Exercise goal: Write the data below out exactly as it stands. Do not include the pictures.
★ ★ ★ ★ ★
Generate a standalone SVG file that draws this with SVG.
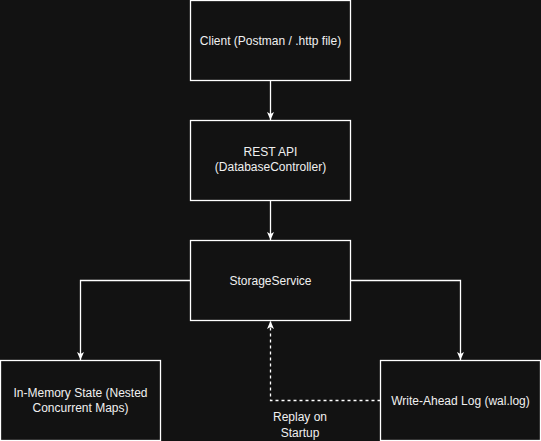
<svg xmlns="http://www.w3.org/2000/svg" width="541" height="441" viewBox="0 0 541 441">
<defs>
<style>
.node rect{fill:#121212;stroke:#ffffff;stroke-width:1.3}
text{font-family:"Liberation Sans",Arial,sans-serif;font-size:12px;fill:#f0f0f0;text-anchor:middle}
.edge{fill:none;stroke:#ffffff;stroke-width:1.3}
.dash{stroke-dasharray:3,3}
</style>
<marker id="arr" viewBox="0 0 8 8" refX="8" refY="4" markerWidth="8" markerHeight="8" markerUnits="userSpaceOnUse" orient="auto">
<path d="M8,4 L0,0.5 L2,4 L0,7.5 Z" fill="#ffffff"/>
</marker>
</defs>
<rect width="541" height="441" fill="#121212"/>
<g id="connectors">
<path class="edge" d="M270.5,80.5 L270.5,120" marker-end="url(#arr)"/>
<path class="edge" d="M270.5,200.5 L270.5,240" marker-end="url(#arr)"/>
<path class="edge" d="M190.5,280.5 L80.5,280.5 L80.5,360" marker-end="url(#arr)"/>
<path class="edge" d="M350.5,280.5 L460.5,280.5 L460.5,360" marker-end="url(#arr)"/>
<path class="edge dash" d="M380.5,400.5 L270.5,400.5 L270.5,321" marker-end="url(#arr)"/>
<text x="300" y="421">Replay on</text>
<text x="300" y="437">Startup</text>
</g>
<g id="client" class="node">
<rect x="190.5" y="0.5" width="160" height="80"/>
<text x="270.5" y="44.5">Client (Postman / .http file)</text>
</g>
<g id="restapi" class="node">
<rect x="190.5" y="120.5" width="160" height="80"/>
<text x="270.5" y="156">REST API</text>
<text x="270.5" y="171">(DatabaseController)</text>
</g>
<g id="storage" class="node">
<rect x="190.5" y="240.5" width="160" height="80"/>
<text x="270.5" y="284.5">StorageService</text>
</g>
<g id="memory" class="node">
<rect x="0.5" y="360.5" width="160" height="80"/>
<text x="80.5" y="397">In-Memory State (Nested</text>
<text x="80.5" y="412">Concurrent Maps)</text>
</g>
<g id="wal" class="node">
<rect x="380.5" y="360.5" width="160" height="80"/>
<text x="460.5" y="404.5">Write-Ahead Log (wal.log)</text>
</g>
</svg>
★ ★ ★ ★ ★
Solution:
Generate a standalone SVG file that draws this with SVG.
<svg xmlns="http://www.w3.org/2000/svg" width="541" height="441" viewBox="0 0 541 441">
<defs>
<style>
.node rect{fill:#121212;stroke:#ffffff;stroke-width:1.3}
text{font-family:"Liberation Sans",Arial,sans-serif;font-size:12px;fill:#f0f0f0;text-anchor:middle}
.edge{fill:none;stroke:#ffffff;stroke-width:1.3}
.dash{stroke-dasharray:3,3}
</style>
<marker id="arr" viewBox="0 0 8 8" refX="8" refY="4" markerWidth="8" markerHeight="8" markerUnits="userSpaceOnUse" orient="auto">
<path d="M8,4 L0,0.5 L2,4 L0,7.5 Z" fill="#ffffff"/>
</marker>
</defs>
<rect width="541" height="441" fill="#121212"/>
<g id="connectors">
<path class="edge" d="M270.5,80.5 L270.5,120" marker-end="url(#arr)"/>
<path class="edge" d="M270.5,200.5 L270.5,240" marker-end="url(#arr)"/>
<path class="edge" d="M190.5,280.5 L80.5,280.5 L80.5,360" marker-end="url(#arr)"/>
<path class="edge" d="M350.5,280.5 L460.5,280.5 L460.5,360" marker-end="url(#arr)"/>
<path class="edge dash" d="M380.5,400.5 L270.5,400.5 L270.5,321" marker-end="url(#arr)"/>
<text x="300" y="421">Replay on</text>
<text x="300" y="437">Startup</text>
</g>
<g id="client" class="node">
<rect x="190.5" y="0.5" width="160" height="80"/>
<text x="270.5" y="44.5">Client (Postman / .http file)</text>
</g>
<g id="restapi" class="node">
<rect x="190.5" y="120.5" width="160" height="80"/>
<text x="270.5" y="156">REST API</text>
<text x="270.5" y="171">(DatabaseController)</text>
</g>
<g id="storage" class="node">
<rect x="190.5" y="240.5" width="160" height="80"/>
<text x="270.5" y="284.5">StorageService</text>
</g>
<g id="memory" class="node">
<rect x="0.5" y="360.5" width="160" height="80"/>
<text x="80.5" y="397">In-Memory State (Nested</text>
<text x="80.5" y="412">Concurrent Maps)</text>
</g>
<g id="wal" class="node">
<rect x="380.5" y="360.5" width="160" height="80"/>
<text x="460.5" y="404.5">Write-Ahead Log (wal.log)</text>
</g>
</svg>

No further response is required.